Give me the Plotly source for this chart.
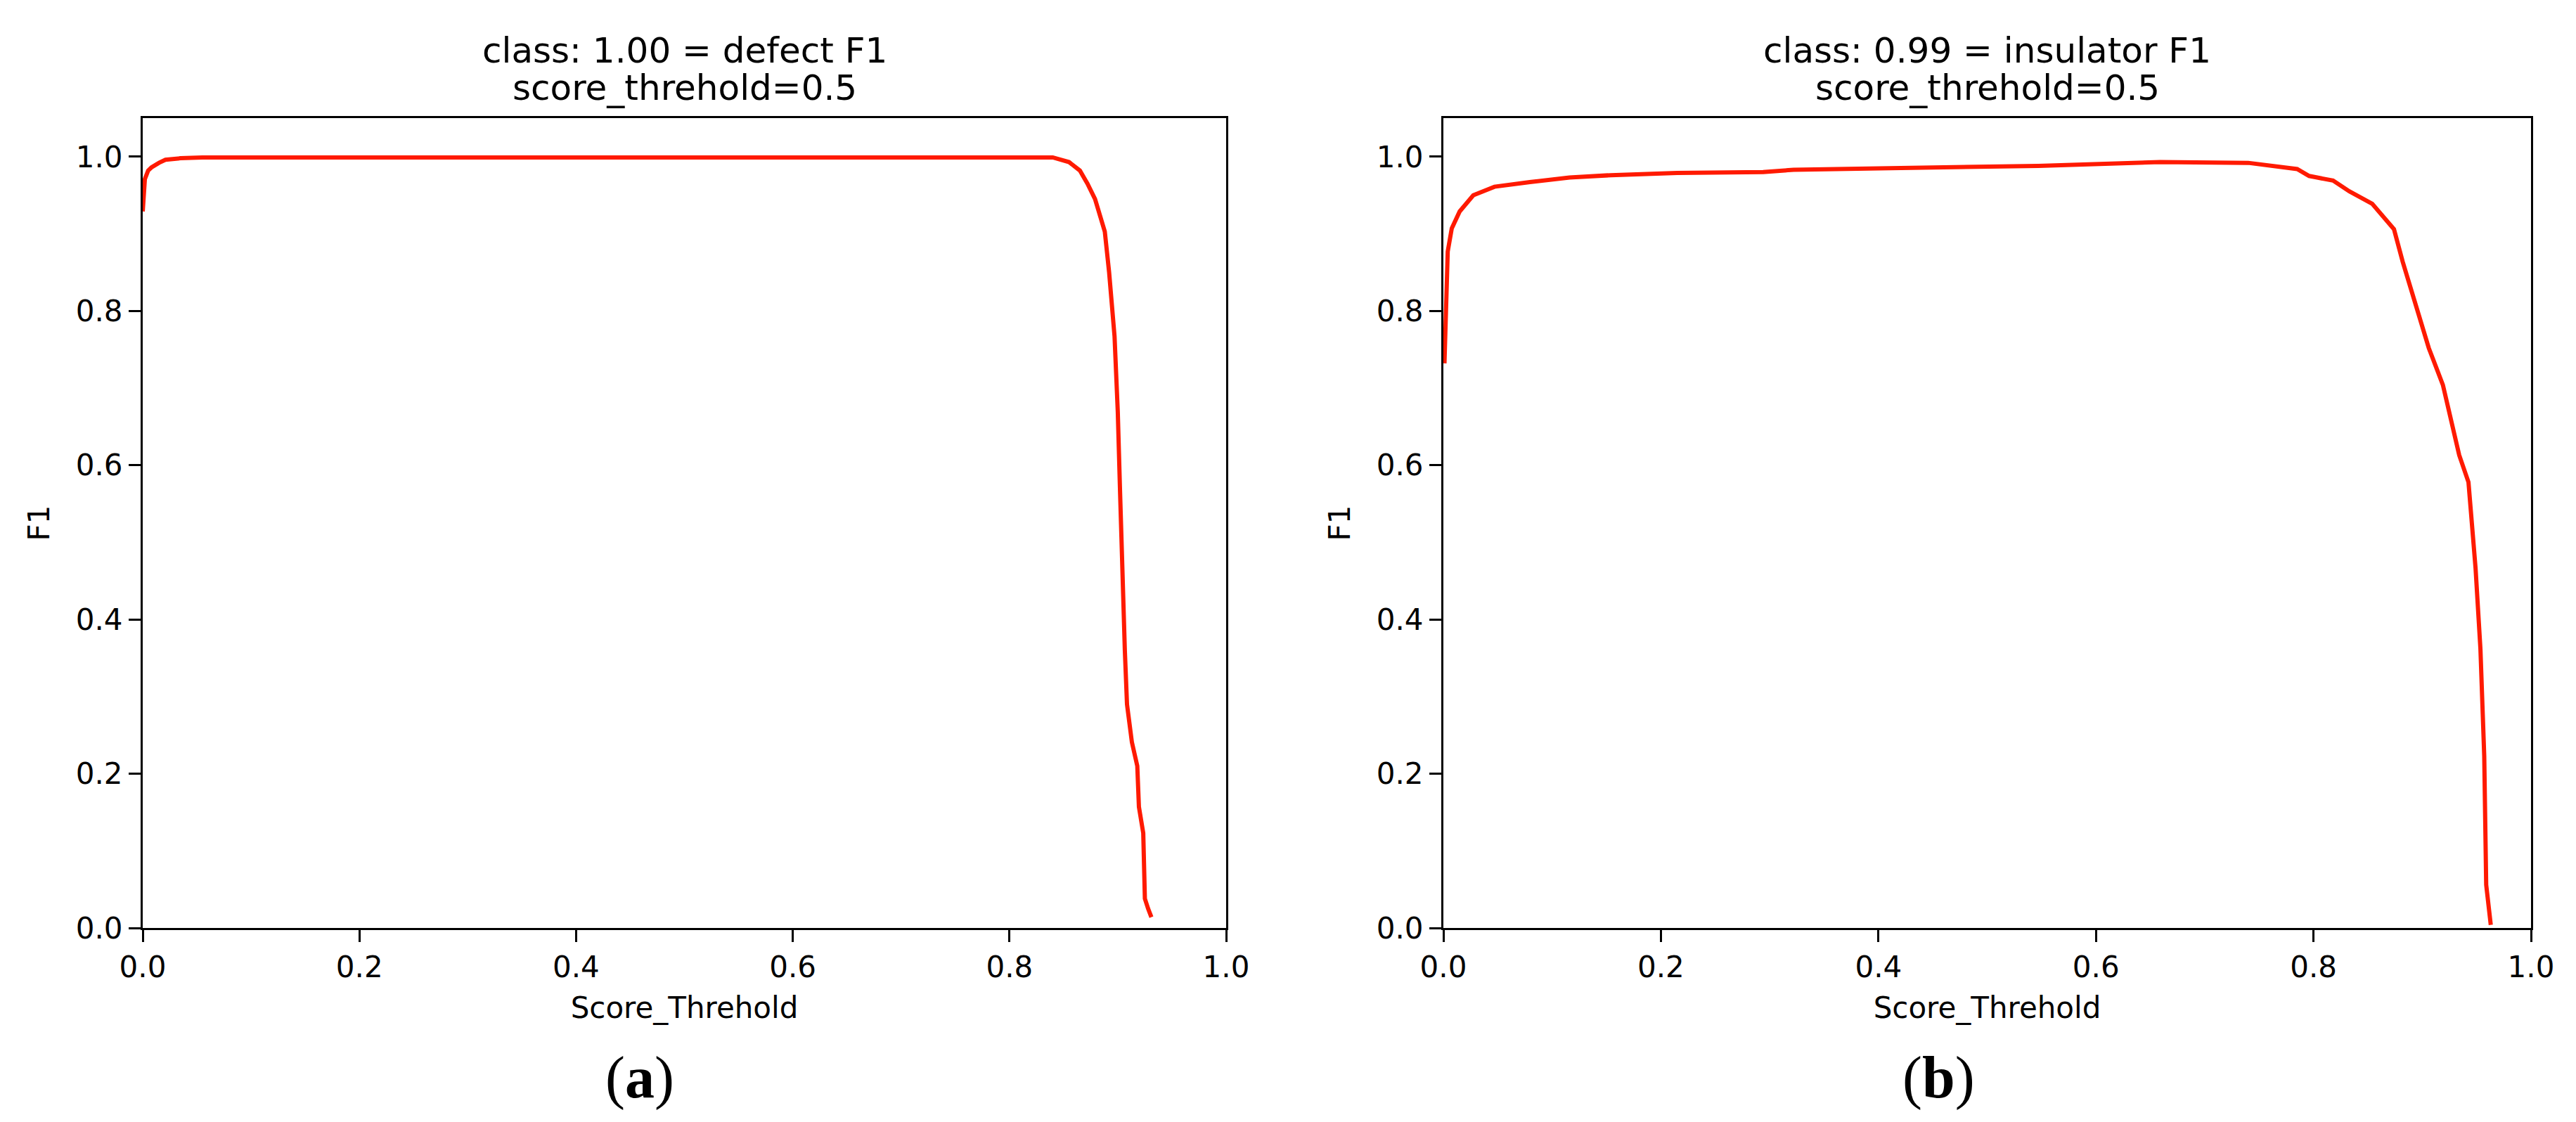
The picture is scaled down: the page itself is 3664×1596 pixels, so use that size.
import plotly.graph_objs as go

# F1 vs score threshold
defect_x = [0.0, 0.002, 0.005, 0.008, 0.015, 0.021, 0.035, 0.055, 0.2, 0.4, 0.6, 0.8, 0.84,
            0.855, 0.865, 0.872, 0.879, 0.888, 0.892, 0.897, 0.900, 0.902, 0.904, 0.9065,
            0.9085, 0.913, 0.918, 0.9195, 0.9235, 0.925, 0.928, 0.931]
defect_f1 = [0.929, 0.971, 0.982, 0.986, 0.992, 0.996, 0.998, 0.999, 0.999, 0.999, 0.999, 0.999, 0.999,
             0.993, 0.982, 0.965, 0.945, 0.903, 0.85, 0.767, 0.669, 0.57, 0.466, 0.36,
             0.29, 0.241, 0.21, 0.157, 0.123, 0.038, 0.025, 0.014]

insulator_x = [0.001, 0.0026, 0.004, 0.0077, 0.015, 0.0275, 0.047, 0.0795, 0.116, 0.154, 0.215,
               0.294, 0.322, 0.45, 0.547, 0.659, 0.682, 0.71, 0.74, 0.785, 0.796, 0.818, 0.833,
               0.854, 0.874, 0.882, 0.897, 0.906, 0.919, 0.934, 0.9425, 0.949, 0.9535, 0.957,
               0.9588, 0.963]
insulator_f1 = [0.732, 0.816, 0.877, 0.907, 0.929, 0.95, 0.961, 0.967, 0.973, 0.976, 0.979,
                0.98, 0.983, 0.986, 0.988, 0.993, 0.993, 0.992, 0.992, 0.984, 0.975, 0.969, 0.955,
                0.939, 0.906, 0.864, 0.794, 0.752, 0.704, 0.613, 0.578, 0.467, 0.362, 0.223,
                0.056, 0.004]

titles = ['class: 1.00 = defect F1', 'class: 0.99 = insulator F1']
subtitle = 'score_threhold=0.5'
captions = ['(<b>a</b>)', '(<b>b</b>)']

W, H = 3664, 1596
red = '#ff1a00'
font = 'DejaVu Sans'


def px(v):
    return v / W


def py(v):
    return 1 - v / H


trace1 = go.Scatter(x=defect_x, y=defect_f1, mode='lines', line=dict(color=red, width=6),
                    xaxis='x', yaxis='y', showlegend=False)
trace2 = go.Scatter(x=insulator_x, y=insulator_f1, mode='lines', line=dict(color=red, width=6),
                    xaxis='x2', yaxis='y2', showlegend=False)

axis_style = dict(
    showline=True, linecolor='black', linewidth=3, mirror=True,
    ticks='outside', ticklen=17, tickwidth=3, tickcolor='black',
    showgrid=False, zeroline=False, dtick=0.2, tickformat='.1f', automargin=False,
    tickfont=dict(family=font, size=42, color='black'),
)

left_dom = [px(195), px(1736)]
right_dom = [px(2045), px(3592)]
y_dom = [py(1312), py(160)]

annotations = []
for i, dom in enumerate([left_dom, right_dom]):
    cx = (dom[0] + dom[1]) / 2
    annotations.append(dict(x=cx, y=py(64), xref='paper', yref='paper', text=titles[i],
                            showarrow=False, xanchor='center', yanchor='middle',
                            font=dict(family=font, size=50, color='black')))
    annotations.append(dict(x=cx, y=py(117), xref='paper', yref='paper', text=subtitle,
                            showarrow=False, xanchor='center', yanchor='middle',
                            font=dict(family=font, size=50, color='black')))
annotations.append(dict(x=px(902), y=py(1525), xref='paper', yref='paper', text=captions[0],
                        showarrow=False, xanchor='center', yanchor='middle',
                        font=dict(family='Liberation Serif', size=84, color='black')))
annotations.append(dict(x=px(2749), y=py(1525), xref='paper', yref='paper', text=captions[1],
                        showarrow=False, xanchor='center', yanchor='middle',
                        font=dict(family='Liberation Serif', size=84, color='black')))

layout = go.Layout(
    width=W, height=H,
    margin=dict(l=0, r=0, t=0, b=0),
    paper_bgcolor='white', plot_bgcolor='white',
    font=dict(family=font, size=42, color='black'),
    xaxis=dict(axis_style, domain=left_dom, range=[0, 1], anchor='y',
               title=dict(text='Score_Threhold', standoff=20, font=dict(size=42))),
    yaxis=dict(axis_style, domain=y_dom, range=[0, 1.05], anchor='x',
               title=dict(text='F1', standoff=25, font=dict(size=42))),
    xaxis2=dict(axis_style, domain=right_dom, range=[0, 1], anchor='y2',
                title=dict(text='Score_Threhold', standoff=20, font=dict(size=42))),
    yaxis2=dict(axis_style, domain=y_dom, range=[0, 1.05], anchor='x2',
                title=dict(text='F1', standoff=25, font=dict(size=42))),
    annotations=annotations,
)

fig = go.Figure(data=[trace1, trace2], layout=layout)
fig.write_html('out.html')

***

*REQUIREMENTS*:
Omit the pictures, and quote the material above exactly as given.

*WRITTEN SOLUTION*:
Give me the Plotly source for this chart.
The picture is scaled down: the page itself is 3664×1596 pixels, so use that size.
import plotly.graph_objs as go

# F1 vs score threshold
defect_x = [0.0, 0.002, 0.005, 0.008, 0.015, 0.021, 0.035, 0.055, 0.2, 0.4, 0.6, 0.8, 0.84,
            0.855, 0.865, 0.872, 0.879, 0.888, 0.892, 0.897, 0.900, 0.902, 0.904, 0.9065,
            0.9085, 0.913, 0.918, 0.9195, 0.9235, 0.925, 0.928, 0.931]
defect_f1 = [0.929, 0.971, 0.982, 0.986, 0.992, 0.996, 0.998, 0.999, 0.999, 0.999, 0.999, 0.999, 0.999,
             0.993, 0.982, 0.965, 0.945, 0.903, 0.85, 0.767, 0.669, 0.57, 0.466, 0.36,
             0.29, 0.241, 0.21, 0.157, 0.123, 0.038, 0.025, 0.014]

insulator_x = [0.001, 0.0026, 0.004, 0.0077, 0.015, 0.0275, 0.047, 0.0795, 0.116, 0.154, 0.215,
               0.294, 0.322, 0.45, 0.547, 0.659, 0.682, 0.71, 0.74, 0.785, 0.796, 0.818, 0.833,
               0.854, 0.874, 0.882, 0.897, 0.906, 0.919, 0.934, 0.9425, 0.949, 0.9535, 0.957,
               0.9588, 0.963]
insulator_f1 = [0.732, 0.816, 0.877, 0.907, 0.929, 0.95, 0.961, 0.967, 0.973, 0.976, 0.979,
                0.98, 0.983, 0.986, 0.988, 0.993, 0.993, 0.992, 0.992, 0.984, 0.975, 0.969, 0.955,
                0.939, 0.906, 0.864, 0.794, 0.752, 0.704, 0.613, 0.578, 0.467, 0.362, 0.223,
                0.056, 0.004]

titles = ['class: 1.00 = defect F1', 'class: 0.99 = insulator F1']
subtitle = 'score_threhold=0.5'
captions = ['(<b>a</b>)', '(<b>b</b>)']

W, H = 3664, 1596
red = '#ff1a00'
font = 'DejaVu Sans'


def px(v):
    return v / W


def py(v):
    return 1 - v / H


trace1 = go.Scatter(x=defect_x, y=defect_f1, mode='lines', line=dict(color=red, width=6),
                    xaxis='x', yaxis='y', showlegend=False)
trace2 = go.Scatter(x=insulator_x, y=insulator_f1, mode='lines', line=dict(color=red, width=6),
                    xaxis='x2', yaxis='y2', showlegend=False)

axis_style = dict(
    showline=True, linecolor='black', linewidth=3, mirror=True,
    ticks='outside', ticklen=17, tickwidth=3, tickcolor='black',
    showgrid=False, zeroline=False, dtick=0.2, tickformat='.1f', automargin=False,
    tickfont=dict(family=font, size=42, color='black'),
)

left_dom = [px(195), px(1736)]
right_dom = [px(2045), px(3592)]
y_dom = [py(1312), py(160)]

annotations = []
for i, dom in enumerate([left_dom, right_dom]):
    cx = (dom[0] + dom[1]) / 2
    annotations.append(dict(x=cx, y=py(64), xref='paper', yref='paper', text=titles[i],
                            showarrow=False, xanchor='center', yanchor='middle',
                            font=dict(family=font, size=50, color='black')))
    annotations.append(dict(x=cx, y=py(117), xref='paper', yref='paper', text=subtitle,
                            showarrow=False, xanchor='center', yanchor='middle',
                            font=dict(family=font, size=50, color='black')))
annotations.append(dict(x=px(902), y=py(1525), xref='paper', yref='paper', text=captions[0],
                        showarrow=False, xanchor='center', yanchor='middle',
                        font=dict(family='Liberation Serif', size=84, color='black')))
annotations.append(dict(x=px(2749), y=py(1525), xref='paper', yref='paper', text=captions[1],
                        showarrow=False, xanchor='center', yanchor='middle',
                        font=dict(family='Liberation Serif', size=84, color='black')))

layout = go.Layout(
    width=W, height=H,
    margin=dict(l=0, r=0, t=0, b=0),
    paper_bgcolor='white', plot_bgcolor='white',
    font=dict(family=font, size=42, color='black'),
    xaxis=dict(axis_style, domain=left_dom, range=[0, 1], anchor='y',
               title=dict(text='Score_Threhold', standoff=20, font=dict(size=42))),
    yaxis=dict(axis_style, domain=y_dom, range=[0, 1.05], anchor='x',
               title=dict(text='F1', standoff=25, font=dict(size=42))),
    xaxis2=dict(axis_style, domain=right_dom, range=[0, 1], anchor='y2',
                title=dict(text='Score_Threhold', standoff=20, font=dict(size=42))),
    yaxis2=dict(axis_style, domain=y_dom, range=[0, 1.05], anchor='x2',
                title=dict(text='F1', standoff=25, font=dict(size=42))),
    annotations=annotations,
)

fig = go.Figure(data=[trace1, trace2], layout=layout)
fig.write_html('out.html')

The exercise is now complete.